Copy the lines below as they are; omit the images they contain.
------------------------------------------------
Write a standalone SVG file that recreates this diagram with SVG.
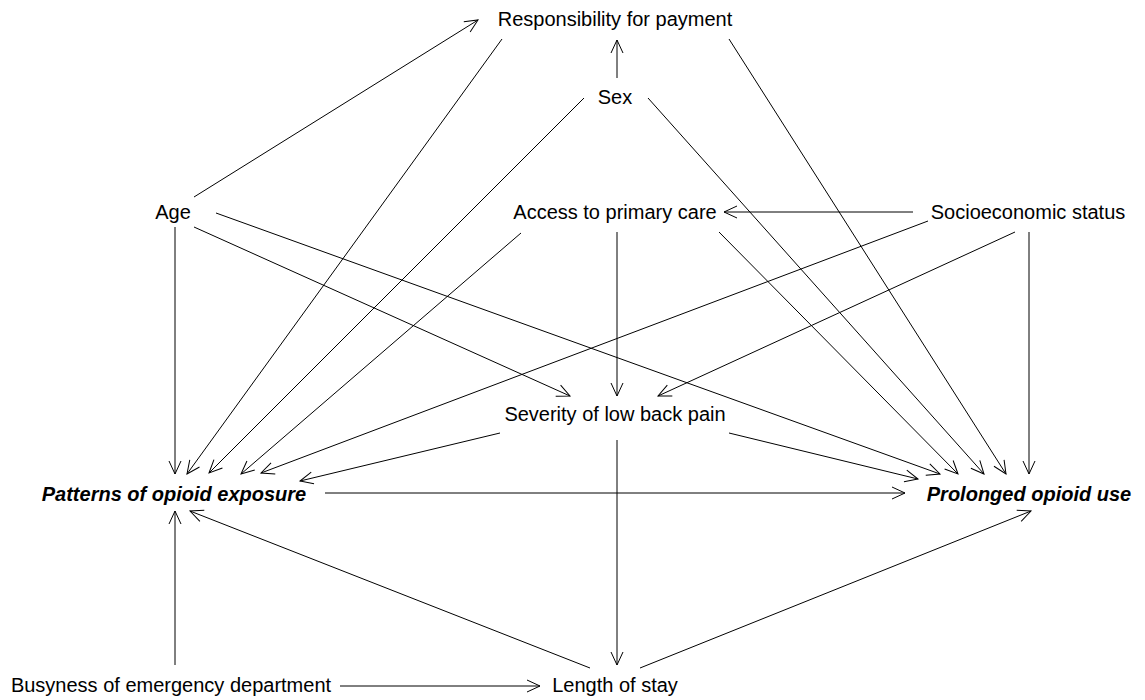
<svg xmlns="http://www.w3.org/2000/svg" width="1145" height="700" viewBox="0 0 1145 700">
<style>
text{font-family:"Liberation Sans",Arial,Helvetica,sans-serif;font-size:20px;fill:#000;text-anchor:middle}
.out{font-weight:bold;font-style:italic}
.e line{stroke:#000;stroke-width:1;fill:none;marker-end:url(#ah)}
</style>
<defs>
<marker id="ah" markerUnits="userSpaceOnUse" markerWidth="30" markerHeight="30" refX="0" refY="0" viewBox="-15 -15 30 30" orient="auto" overflow="visible">
<path d="M-13,-6 L0,0 L-13,6" fill="none" stroke="#000" stroke-width="1"/>
</marker>
</defs>
<rect width="1145" height="700" fill="#fff"/>
<g class="e" id="edges">
<line x1="194" y1="197" x2="478" y2="20"/>
<line x1="502" y1="39" x2="187" y2="474"/>
<line x1="729" y1="39" x2="1006" y2="474"/>
<line x1="617" y1="78" x2="617" y2="40"/>
<line x1="584" y1="98" x2="209" y2="473"/>
<line x1="648" y1="98" x2="984" y2="474"/>
<line x1="175" y1="227" x2="175" y2="474"/>
<line x1="194" y1="227" x2="570" y2="396"/>
<line x1="216" y1="213" x2="940" y2="474"/>
<line x1="521" y1="233" x2="241" y2="474"/>
<line x1="617" y1="232" x2="617" y2="396"/>
<line x1="719" y1="232" x2="958" y2="474"/>
<line x1="913" y1="212" x2="724" y2="212"/>
<line x1="928" y1="221" x2="261" y2="473"/>
<line x1="1015" y1="232" x2="658" y2="396"/>
<line x1="1029" y1="232" x2="1029" y2="474"/>
<line x1="500" y1="433" x2="300" y2="481"/>
<line x1="729" y1="433" x2="918" y2="479"/>
<line x1="617" y1="440" x2="617" y2="665"/>
<line x1="325" y1="493" x2="905" y2="493"/>
<line x1="590" y1="668" x2="190" y2="511"/>
<line x1="640" y1="668" x2="1031" y2="511"/>
<line x1="175" y1="665" x2="175" y2="511"/>
<line x1="340" y1="686" x2="540" y2="686"/>
</g>
<g id="resp"><text x="615" y="26">Responsibility for payment</text></g>
<g id="sex"><text x="615" y="104">Sex</text></g>
<g id="age"><text x="173" y="219">Age</text></g>
<g id="access"><text x="615" y="219">Access to primary care</text></g>
<g id="ses"><text x="1028" y="219">Socioeconomic status</text></g>
<g id="severity"><text x="615" y="421">Severity of low back pain</text></g>
<g id="patterns"><text class="out" x="174" y="501">Patterns of opioid exposure</text></g>
<g id="prolonged"><text class="out" x="1029" y="501">Prolonged opioid use</text></g>
<g id="busyness"><text x="171" y="692">Busyness of emergency department</text></g>
<g id="los"><text x="615" y="692">Length of stay</text></g>
</svg>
------------------------------------------------
_Answer:_
Write a standalone SVG file that recreates this diagram with SVG.
<svg xmlns="http://www.w3.org/2000/svg" width="1145" height="700" viewBox="0 0 1145 700">
<style>
text{font-family:"Liberation Sans",Arial,Helvetica,sans-serif;font-size:20px;fill:#000;text-anchor:middle}
.out{font-weight:bold;font-style:italic}
.e line{stroke:#000;stroke-width:1;fill:none;marker-end:url(#ah)}
</style>
<defs>
<marker id="ah" markerUnits="userSpaceOnUse" markerWidth="30" markerHeight="30" refX="0" refY="0" viewBox="-15 -15 30 30" orient="auto" overflow="visible">
<path d="M-13,-6 L0,0 L-13,6" fill="none" stroke="#000" stroke-width="1"/>
</marker>
</defs>
<rect width="1145" height="700" fill="#fff"/>
<g class="e" id="edges">
<line x1="194" y1="197" x2="478" y2="20"/>
<line x1="502" y1="39" x2="187" y2="474"/>
<line x1="729" y1="39" x2="1006" y2="474"/>
<line x1="617" y1="78" x2="617" y2="40"/>
<line x1="584" y1="98" x2="209" y2="473"/>
<line x1="648" y1="98" x2="984" y2="474"/>
<line x1="175" y1="227" x2="175" y2="474"/>
<line x1="194" y1="227" x2="570" y2="396"/>
<line x1="216" y1="213" x2="940" y2="474"/>
<line x1="521" y1="233" x2="241" y2="474"/>
<line x1="617" y1="232" x2="617" y2="396"/>
<line x1="719" y1="232" x2="958" y2="474"/>
<line x1="913" y1="212" x2="724" y2="212"/>
<line x1="928" y1="221" x2="261" y2="473"/>
<line x1="1015" y1="232" x2="658" y2="396"/>
<line x1="1029" y1="232" x2="1029" y2="474"/>
<line x1="500" y1="433" x2="300" y2="481"/>
<line x1="729" y1="433" x2="918" y2="479"/>
<line x1="617" y1="440" x2="617" y2="665"/>
<line x1="325" y1="493" x2="905" y2="493"/>
<line x1="590" y1="668" x2="190" y2="511"/>
<line x1="640" y1="668" x2="1031" y2="511"/>
<line x1="175" y1="665" x2="175" y2="511"/>
<line x1="340" y1="686" x2="540" y2="686"/>
</g>
<g id="resp"><text x="615" y="26">Responsibility for payment</text></g>
<g id="sex"><text x="615" y="104">Sex</text></g>
<g id="age"><text x="173" y="219">Age</text></g>
<g id="access"><text x="615" y="219">Access to primary care</text></g>
<g id="ses"><text x="1028" y="219">Socioeconomic status</text></g>
<g id="severity"><text x="615" y="421">Severity of low back pain</text></g>
<g id="patterns"><text class="out" x="174" y="501">Patterns of opioid exposure</text></g>
<g id="prolonged"><text class="out" x="1029" y="501">Prolonged opioid use</text></g>
<g id="busyness"><text x="171" y="692">Busyness of emergency department</text></g>
<g id="los"><text x="615" y="692">Length of stay</text></g>
</svg>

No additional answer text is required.